▶ Job
In this exercise, the entries below include pictures. Repeat exactly the lines from the line with "Reproduce this chart with Apache ECharts." to the line with "const yName = 'Käse (in Tonnen)';", including both, but without the pictures.

▶ Data rows
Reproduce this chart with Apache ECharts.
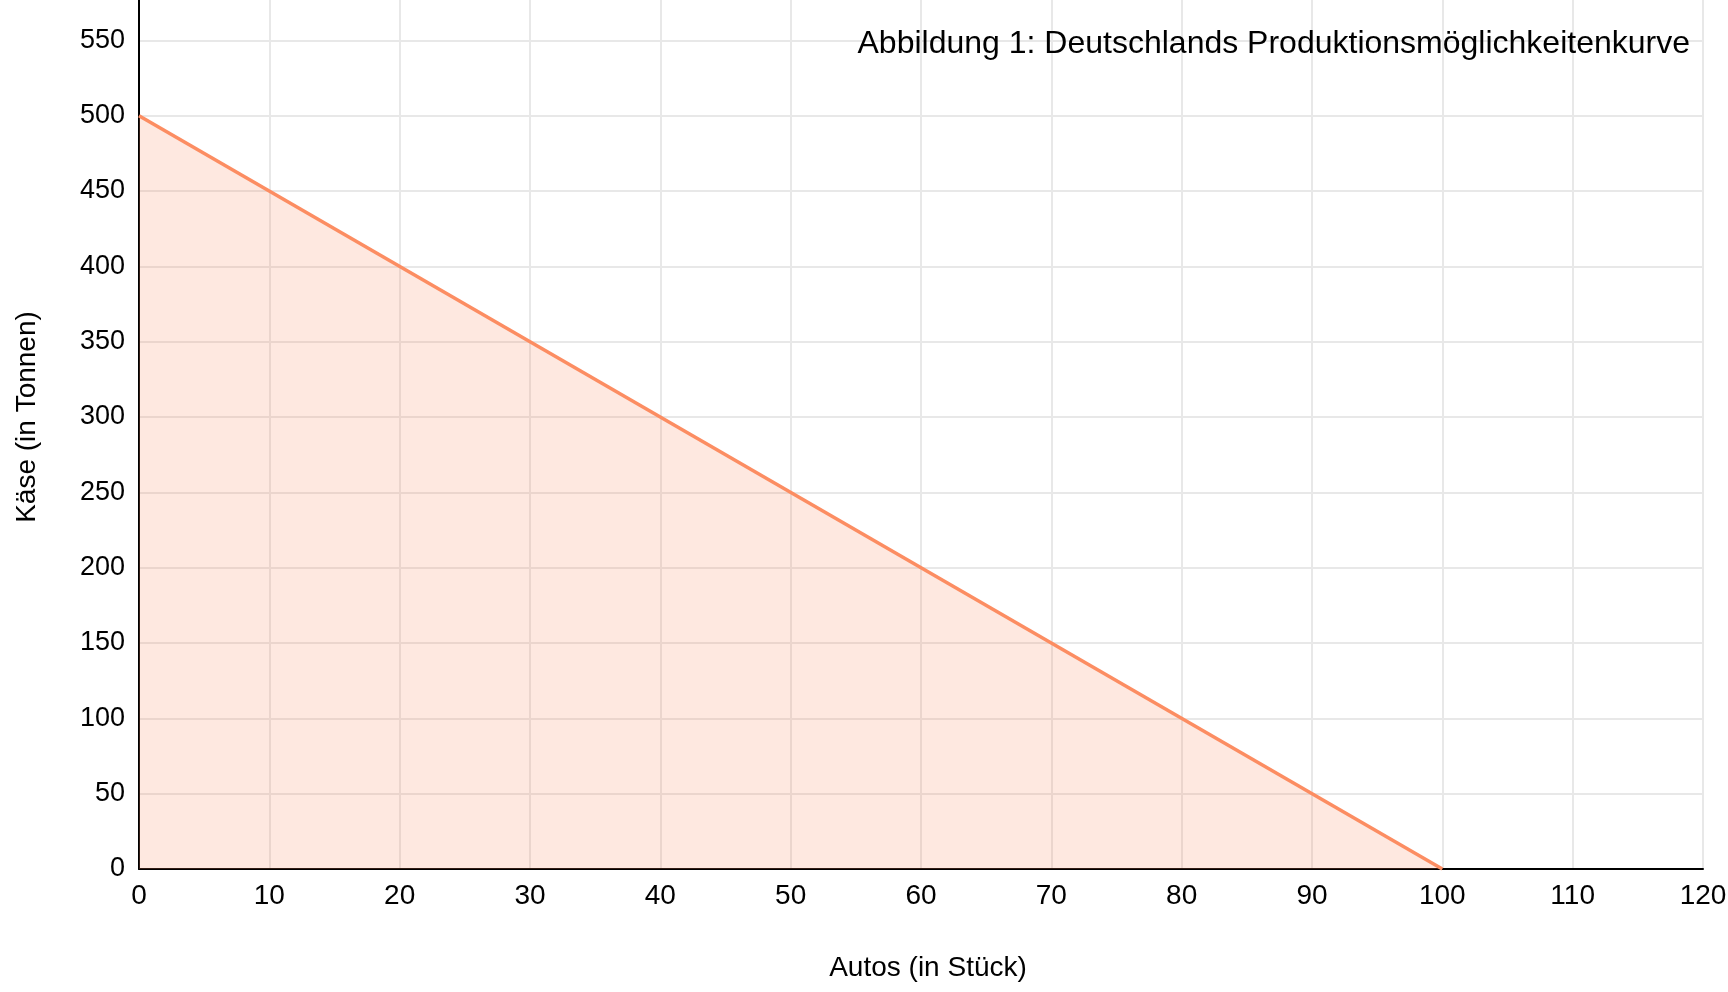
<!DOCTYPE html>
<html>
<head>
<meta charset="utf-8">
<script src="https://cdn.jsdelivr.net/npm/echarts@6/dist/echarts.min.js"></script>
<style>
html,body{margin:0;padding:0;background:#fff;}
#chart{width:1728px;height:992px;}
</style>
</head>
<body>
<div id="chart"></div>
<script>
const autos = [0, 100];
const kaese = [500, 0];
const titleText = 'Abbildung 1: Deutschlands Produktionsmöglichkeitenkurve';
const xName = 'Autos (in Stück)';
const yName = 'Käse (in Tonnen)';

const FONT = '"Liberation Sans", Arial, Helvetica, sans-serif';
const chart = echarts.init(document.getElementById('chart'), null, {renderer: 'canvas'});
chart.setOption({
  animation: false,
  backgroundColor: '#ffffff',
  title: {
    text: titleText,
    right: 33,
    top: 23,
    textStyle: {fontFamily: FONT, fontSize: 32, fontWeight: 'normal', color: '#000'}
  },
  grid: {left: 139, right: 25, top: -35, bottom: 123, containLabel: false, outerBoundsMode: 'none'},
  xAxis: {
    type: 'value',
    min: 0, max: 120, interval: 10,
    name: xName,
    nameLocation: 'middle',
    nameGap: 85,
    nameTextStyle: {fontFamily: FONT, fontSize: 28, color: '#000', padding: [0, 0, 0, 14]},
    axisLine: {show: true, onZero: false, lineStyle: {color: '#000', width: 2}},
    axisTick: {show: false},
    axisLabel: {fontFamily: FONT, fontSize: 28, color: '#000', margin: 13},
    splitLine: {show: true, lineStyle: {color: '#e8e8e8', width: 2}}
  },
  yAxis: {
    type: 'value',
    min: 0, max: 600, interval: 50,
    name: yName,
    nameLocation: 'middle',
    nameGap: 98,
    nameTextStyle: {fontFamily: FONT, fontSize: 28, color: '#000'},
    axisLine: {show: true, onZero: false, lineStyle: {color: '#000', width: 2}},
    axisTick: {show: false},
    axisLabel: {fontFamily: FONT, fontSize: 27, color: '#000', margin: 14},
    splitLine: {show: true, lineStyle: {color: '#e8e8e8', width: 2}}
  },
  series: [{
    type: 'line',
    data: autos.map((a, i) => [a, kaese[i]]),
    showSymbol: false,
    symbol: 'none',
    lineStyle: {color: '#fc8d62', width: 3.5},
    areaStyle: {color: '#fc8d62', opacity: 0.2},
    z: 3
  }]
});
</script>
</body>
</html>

==

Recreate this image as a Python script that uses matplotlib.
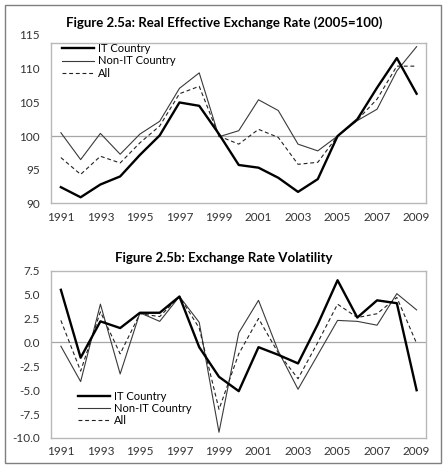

* * *

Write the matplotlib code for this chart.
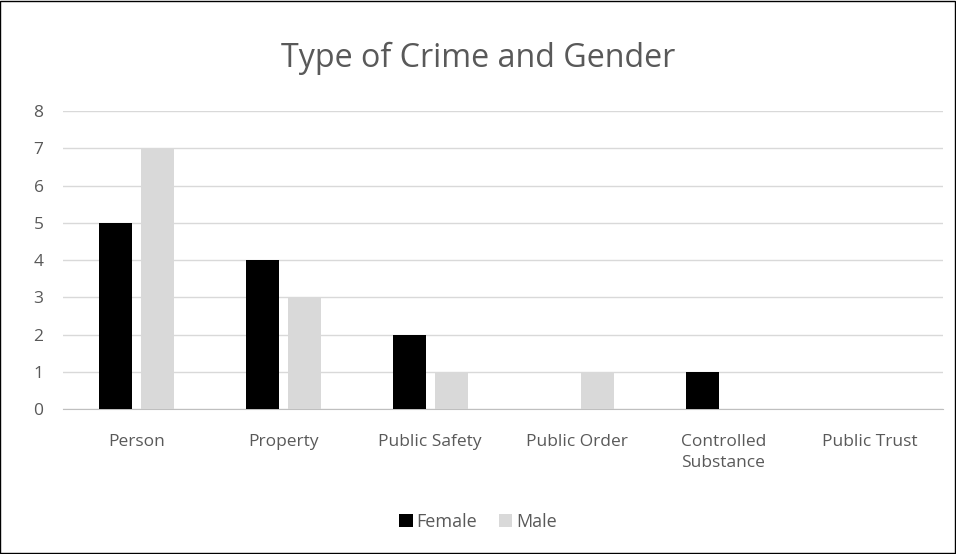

▶ Correct answer
Reproduce this chart with Apache ECharts.
<!DOCTYPE html>
<html>
<head>
<meta charset="utf-8">
<script src="https://cdn.jsdelivr.net/npm/echarts@6/dist/echarts.min.js"></script>
<style>
html,body{margin:0;padding:0;background:#fff;}
#chart{width:1728px;height:992px;}
</style>
</head>
<body>
<div id="chart"></div>
<script>
const autos = [0, 100];
const kaese = [500, 0];
const titleText = 'Abbildung 1: Deutschlands Produktionsmöglichkeitenkurve';
const xName = 'Autos (in Stück)';
const yName = 'Käse (in Tonnen)';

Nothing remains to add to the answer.